Now you can drink dirty water and not get sick

Now you can drink dirty water and not get sick

Graphene oxide has been hailed as a veritable wonder material; when incorporated into nano-cellulose foam, the lab-created substance is light, strong and flexible, conducting heat and electricity quickly and efficiently.

Now, a team of engineers at Washington University in St. Louis has found a way to use graphene oxide sheets to transform dirty water into drinking water, and it could be a global game-changer.

The new approach combines bacteria-produced cellulose and graphene oxide to form a bi-layered bio-foam.

A paper detailing the research is available online in Advanced Materials.

“The beauty is that the nanoscale cellulose fiber network produced by bacteria has excellent ability move the water from the bulk to the evaporative surface while minimizing the heat coming down, and the entire thing is produced in one shot.”

“You have a bi-layered structure with light-absorbing graphene oxide filled nano-cellulose at the top and pristine nano-cellulose at the bottom. When you suspend this entire thing on water, the water is actually able to reach the top surface where evaporation happens.”

“Light radiates on top of it, and it converts into heat because of the graphene oxide – but the heat dissipation to the bulk water underneath is minimized by the pristine nano-cellulose layer. You don’t want to waste the heat; you want to confine the heat to the top layer where the evaporation is actually happening.”

The cellulose at the bottom of the bi-layered bio-foam acts as a sponge, drawing water up to the graphene oxide where rapid evaporation occurs.

The resulting fresh water can easily be collected from the top of the sheet.

In the same way, an oyster makes a pearl, the bacteria forms layers of nano-cellulose fibers in which the graphene oxide flakes get embedded.

“While we are culturing the bacteria for the cellulose, we added the graphene oxide flakes into the medium itself,” said Qisheng Jiang, lead author of the paper and a graduate student in the Singamaneni lab.

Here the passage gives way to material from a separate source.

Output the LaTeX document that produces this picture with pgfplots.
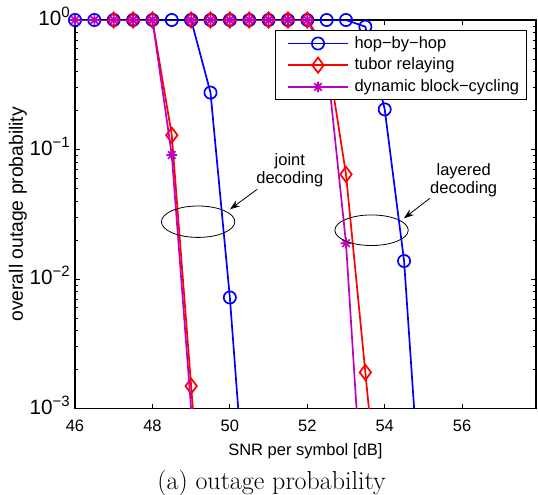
\documentclass[border=0pt]{standalone}
\usepackage{pgfplots}
\pgfplotsset{compat=1.18}
\usepackage{fontspec}
\newfontfamily\arial{Liberation Sans}
\usetikzlibrary{arrows.meta}
\definecolor{mblue}{rgb}{0,0,1}
\definecolor{mred}{rgb}{1,0,0}
\definecolor{mmag}{rgb}{0.75,0,0.75}
\pgfdeclareplotmark{mstar}{%
  \pgfpathmoveto{\pgfqpoint{0pt}{\pgfplotmarksize}}\pgfpathlineto{\pgfqpoint{0pt}{-\pgfplotmarksize}}%
  \pgfpathmoveto{\pgfqpoint{\pgfplotmarksize}{0pt}}\pgfpathlineto{\pgfqpoint{-\pgfplotmarksize}{0pt}}%
  \pgfpathmoveto{\pgfqpoint{.707\pgfplotmarksize}{.707\pgfplotmarksize}}\pgfpathlineto{\pgfqpoint{-.707\pgfplotmarksize}{-.707\pgfplotmarksize}}%
  \pgfpathmoveto{\pgfqpoint{-.707\pgfplotmarksize}{.707\pgfplotmarksize}}\pgfpathlineto{\pgfqpoint{.707\pgfplotmarksize}{-.707\pgfplotmarksize}}%
  \pgfusepathqstroke}
\newcommand{\yl}[1]{10\raisebox{8pt}{\fontsize{15}{15}\selectfont #1}}
\newcommand{\tf}{\arial\fontsize{16.5}{19}\selectfont}
\begin{document}
\begin{tikzpicture}
\begin{axis}[
  at={(0pt,0pt)}, anchor=south west,
  scale only axis, width=460.7pt, height=388.5pt,
  xmin=46, xmax=57.9, ymode=log, ymin=1e-3, ymax=1,
  xtick={46,48,50,52,54,56}, xticklabels={46,48,50,52,54,56},
  ytick={1e-3,1e-2,1e-1,1},
  yticklabels={\yl{−3},\yl{−2},\yl{−1},\yl{0}},
  xticklabel style={font=\tf, anchor=base, yshift=-22.5pt},
  yticklabel style={font=\arial\fontsize{20.7}{22}\selectfont, anchor=base east, inner xsep=0pt, xshift=-5pt, yshift=-5.5pt},
  tick align=inside, major tick length=5pt, minor tick length=2.8pt,
  tick style={black, line width=0.8pt},
  axis line style={line width=1.6pt},
  xlabel={SNR per symbol [dB]},
  ylabel={overall outage probability},
  xlabel style={font=\tf, at={(axis description cs:0.5,-0.1197)}, anchor=base},
  ylabel style={font=\arial\fontsize{19.3}{21}\selectfont, at={(axis description cs:-0.1237,0.5)}, anchor=center},
  clip mode=individual,
  legend style={at={(rel axis cs:0.98047,0.97426)}, anchor=north east,
    font=\tf, draw=black, fill=white, line width=1.1pt,
    inner xsep=5pt, inner ysep=2.1pt,
    nodes={inner sep=2pt, text height=13.5pt, text depth=4.2pt},
    column sep=3.7pt, row sep=0pt, cells={anchor=west}},
  legend image code/.code={%
    \path (0pt,0pt);
    \draw[mark indices={2}] plot coordinates {(6.3pt,0pt) (36.3pt,0pt) (66.3pt,0pt)};},
]
% legend images
\addlegendimage{draw=mblue, color=mblue, line width=1.7pt, mark=o, mark size=6.1pt, mark options={draw=mblue, line width=1.7pt}}
\addlegendentry{hop−by−hop}
\addlegendimage{draw=mred, color=mred, line width=1.7pt, mark=diamond, mark size=7.6pt, mark options={draw=mred, line width=1.7pt}}
\addlegendentry{tubor relaying}
\addlegendimage{draw=mmag, color=mmag, line width=1.7pt, mark=mstar, mark size=5.3pt, mark options={draw=mmag, line width=1.7pt}}
\addlegendentry{dynamic block−cycling}
% joint decoding
\addplot[color=mblue, line width=1.7pt, mark=o, mark size=6.1pt, mark indices={1,...,9}, forget plot] coordinates {
(46,1) (46.5,1) (47,1) (47.5,1) (48,1) (48.5,1) (49,1) (49.5,0.275) (50,0.0072) (50.5,7.4e-5)};
\addplot[color=mred, line width=1.7pt, mark=diamond, mark size=7.6pt, mark indices={1,...,5}, forget plot] coordinates {
(47,1) (47.5,1) (48,1) (48.5,0.129) (49,0.00149) (49.5,1.7e-5)};
\addplot[color=mmag, line width=1.7pt, mark=mstar, mark size=5.3pt, mark indices={1,...,7}, forget plot] coordinates {
(46,1) (46.5,1) (47,1) (47.5,1) (48,1) (48.5,0.0907) (49,0.00099) (49.5,1.1e-5)};
% layered decoding
\addplot[color=mblue, line width=1.7pt, mark=o, mark size=6.1pt, mark indices={1,...,12}, forget plot] coordinates {
(49,1) (49.5,1) (50,1) (50.5,1) (51,1) (51.5,1) (52,1) (52.5,1) (53,1) (53.5,0.888) (54,0.204) (54.5,0.01377) (55,8.9e-5)};
\addplot[color=mred, line width=1.7pt, mark=diamond, mark size=7.6pt, mark indices={1,...,10}, forget plot] coordinates {
(49,1) (49.5,1) (50,1) (50.5,1) (51,1) (51.5,1) (52,1) (52.5,0.588) (53,0.0643) (53.5,0.0019) (54,5.6e-5)};
\addplot[color=mmag, line width=1.7pt, mark=mstar, mark size=5.3pt, mark indices={1,...,9}, forget plot] coordinates {
(49,1) (49.5,1) (50,1) (50.5,1) (51,1) (51.5,1) (52,1) (52.5,0.5) (53,0.0189) (53.5,8.5e-5)};
% annotations
\draw[black, line width=0.8pt] (axis cs:49.18,0.0277) ellipse [x radius=36.7pt, y radius=15.7pt];
\draw[black, line width=0.8pt] (axis cs:53.66,0.0238) ellipse [x radius=36.7pt, y radius=15.3pt];
\draw[black, line width=0.8pt, -{Stealth[length=10pt,width=7pt]}] (axis cs:50.707,0.0493) -- (axis cs:50.002,0.03452);
\draw[black, line width=0.8pt, -{Stealth[length=10pt,width=7pt]}] (axis cs:55.166,0.04199) -- (axis cs:54.495,0.02942);
\node[font=\tf, anchor=base, inner sep=0pt] at (axis cs:51.55,0.0759) {joint};
\node[font=\tf, anchor=base, inner sep=0pt] at (axis cs:51.55,0.0551) {decoding};
\node[font=\tf, anchor=base, inner sep=0pt] at (axis cs:56.04,0.0635) {layered};
\node[font=\tf, anchor=base, inner sep=0pt] at (axis cs:56.04,0.0461) {decoding};
\end{axis}
\node[anchor=base, inner sep=0pt, font=\fontsize{26}{30}\selectfont] at (196.6pt,-81pt) {(a) outage probability};
\pgfresetboundingbox
\path (-75pt,-86.5pt) rectangle (463pt,408.5pt);
\end{tikzpicture}
\end{document}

“The graphene oxide becomes embedded as the bacteria produces the cellulose. At a certain point along the process, we stop, remove the medium with the graphene oxide and reintroduce fresh medium. That produces the next layer of our foam. The interface is very strong; mechanically, it is quite robust.”

“The properties of this foam material that we synthesized has characteristics that enhance solar energy harvesting. Thus, it is more effective in cleaning up water,” said Pratim Biswas, the Lucy and Stanley Lopata Professor and chair of the Department of Energy, Environmental and Chemical Engineering.